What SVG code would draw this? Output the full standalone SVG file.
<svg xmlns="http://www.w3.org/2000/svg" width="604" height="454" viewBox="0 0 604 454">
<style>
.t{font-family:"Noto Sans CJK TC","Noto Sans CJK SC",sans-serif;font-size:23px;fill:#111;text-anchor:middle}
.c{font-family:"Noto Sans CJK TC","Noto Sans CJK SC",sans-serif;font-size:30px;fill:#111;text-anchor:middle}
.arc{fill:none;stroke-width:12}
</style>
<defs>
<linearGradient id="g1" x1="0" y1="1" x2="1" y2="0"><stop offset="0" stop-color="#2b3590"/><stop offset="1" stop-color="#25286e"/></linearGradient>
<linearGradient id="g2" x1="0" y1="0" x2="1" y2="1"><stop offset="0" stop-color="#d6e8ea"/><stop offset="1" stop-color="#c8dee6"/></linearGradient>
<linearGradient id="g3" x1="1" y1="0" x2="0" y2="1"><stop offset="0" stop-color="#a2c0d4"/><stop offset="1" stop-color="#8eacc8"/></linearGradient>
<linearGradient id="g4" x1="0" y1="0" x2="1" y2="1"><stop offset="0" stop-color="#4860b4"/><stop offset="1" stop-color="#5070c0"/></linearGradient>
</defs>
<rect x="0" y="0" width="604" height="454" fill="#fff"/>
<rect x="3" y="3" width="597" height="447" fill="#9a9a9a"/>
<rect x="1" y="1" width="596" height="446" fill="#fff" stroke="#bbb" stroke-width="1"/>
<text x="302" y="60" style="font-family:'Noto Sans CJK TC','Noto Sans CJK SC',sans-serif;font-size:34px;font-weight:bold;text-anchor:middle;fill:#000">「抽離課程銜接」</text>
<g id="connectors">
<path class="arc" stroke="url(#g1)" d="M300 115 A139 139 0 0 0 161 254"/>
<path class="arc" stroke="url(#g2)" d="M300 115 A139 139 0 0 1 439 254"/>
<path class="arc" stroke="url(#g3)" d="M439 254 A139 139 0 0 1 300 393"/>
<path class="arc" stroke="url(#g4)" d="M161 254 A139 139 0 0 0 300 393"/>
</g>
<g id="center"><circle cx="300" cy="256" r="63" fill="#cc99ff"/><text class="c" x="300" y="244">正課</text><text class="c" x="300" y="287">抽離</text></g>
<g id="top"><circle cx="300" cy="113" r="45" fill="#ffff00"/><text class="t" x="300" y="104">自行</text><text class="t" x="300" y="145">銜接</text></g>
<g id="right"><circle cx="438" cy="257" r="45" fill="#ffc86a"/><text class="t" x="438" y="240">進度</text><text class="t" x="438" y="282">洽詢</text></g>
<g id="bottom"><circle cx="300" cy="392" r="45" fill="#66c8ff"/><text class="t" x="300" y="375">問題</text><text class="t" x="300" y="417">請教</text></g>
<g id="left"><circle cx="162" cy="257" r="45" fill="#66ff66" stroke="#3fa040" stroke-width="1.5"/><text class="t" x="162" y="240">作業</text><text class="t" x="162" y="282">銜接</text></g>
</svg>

--------------------------------

**TASK DETAILS**. Return each line of the data exactly as written above.

**OUTPUT OF THE TASK**.
What SVG code would draw this? Output the full standalone SVG file.
<svg xmlns="http://www.w3.org/2000/svg" width="604" height="454" viewBox="0 0 604 454">
<style>
.t{font-family:"Noto Sans CJK TC","Noto Sans CJK SC",sans-serif;font-size:23px;fill:#111;text-anchor:middle}
.c{font-family:"Noto Sans CJK TC","Noto Sans CJK SC",sans-serif;font-size:30px;fill:#111;text-anchor:middle}
.arc{fill:none;stroke-width:12}
</style>
<defs>
<linearGradient id="g1" x1="0" y1="1" x2="1" y2="0"><stop offset="0" stop-color="#2b3590"/><stop offset="1" stop-color="#25286e"/></linearGradient>
<linearGradient id="g2" x1="0" y1="0" x2="1" y2="1"><stop offset="0" stop-color="#d6e8ea"/><stop offset="1" stop-color="#c8dee6"/></linearGradient>
<linearGradient id="g3" x1="1" y1="0" x2="0" y2="1"><stop offset="0" stop-color="#a2c0d4"/><stop offset="1" stop-color="#8eacc8"/></linearGradient>
<linearGradient id="g4" x1="0" y1="0" x2="1" y2="1"><stop offset="0" stop-color="#4860b4"/><stop offset="1" stop-color="#5070c0"/></linearGradient>
</defs>
<rect x="0" y="0" width="604" height="454" fill="#fff"/>
<rect x="3" y="3" width="597" height="447" fill="#9a9a9a"/>
<rect x="1" y="1" width="596" height="446" fill="#fff" stroke="#bbb" stroke-width="1"/>
<text x="302" y="60" style="font-family:'Noto Sans CJK TC','Noto Sans CJK SC',sans-serif;font-size:34px;font-weight:bold;text-anchor:middle;fill:#000">「抽離課程銜接」</text>
<g id="connectors">
<path class="arc" stroke="url(#g1)" d="M300 115 A139 139 0 0 0 161 254"/>
<path class="arc" stroke="url(#g2)" d="M300 115 A139 139 0 0 1 439 254"/>
<path class="arc" stroke="url(#g3)" d="M439 254 A139 139 0 0 1 300 393"/>
<path class="arc" stroke="url(#g4)" d="M161 254 A139 139 0 0 0 300 393"/>
</g>
<g id="center"><circle cx="300" cy="256" r="63" fill="#cc99ff"/><text class="c" x="300" y="244">正課</text><text class="c" x="300" y="287">抽離</text></g>
<g id="top"><circle cx="300" cy="113" r="45" fill="#ffff00"/><text class="t" x="300" y="104">自行</text><text class="t" x="300" y="145">銜接</text></g>
<g id="right"><circle cx="438" cy="257" r="45" fill="#ffc86a"/><text class="t" x="438" y="240">進度</text><text class="t" x="438" y="282">洽詢</text></g>
<g id="bottom"><circle cx="300" cy="392" r="45" fill="#66c8ff"/><text class="t" x="300" y="375">問題</text><text class="t" x="300" y="417">請教</text></g>
<g id="left"><circle cx="162" cy="257" r="45" fill="#66ff66" stroke="#3fa040" stroke-width="1.5"/><text class="t" x="162" y="240">作業</text><text class="t" x="162" y="282">銜接</text></g>
</svg>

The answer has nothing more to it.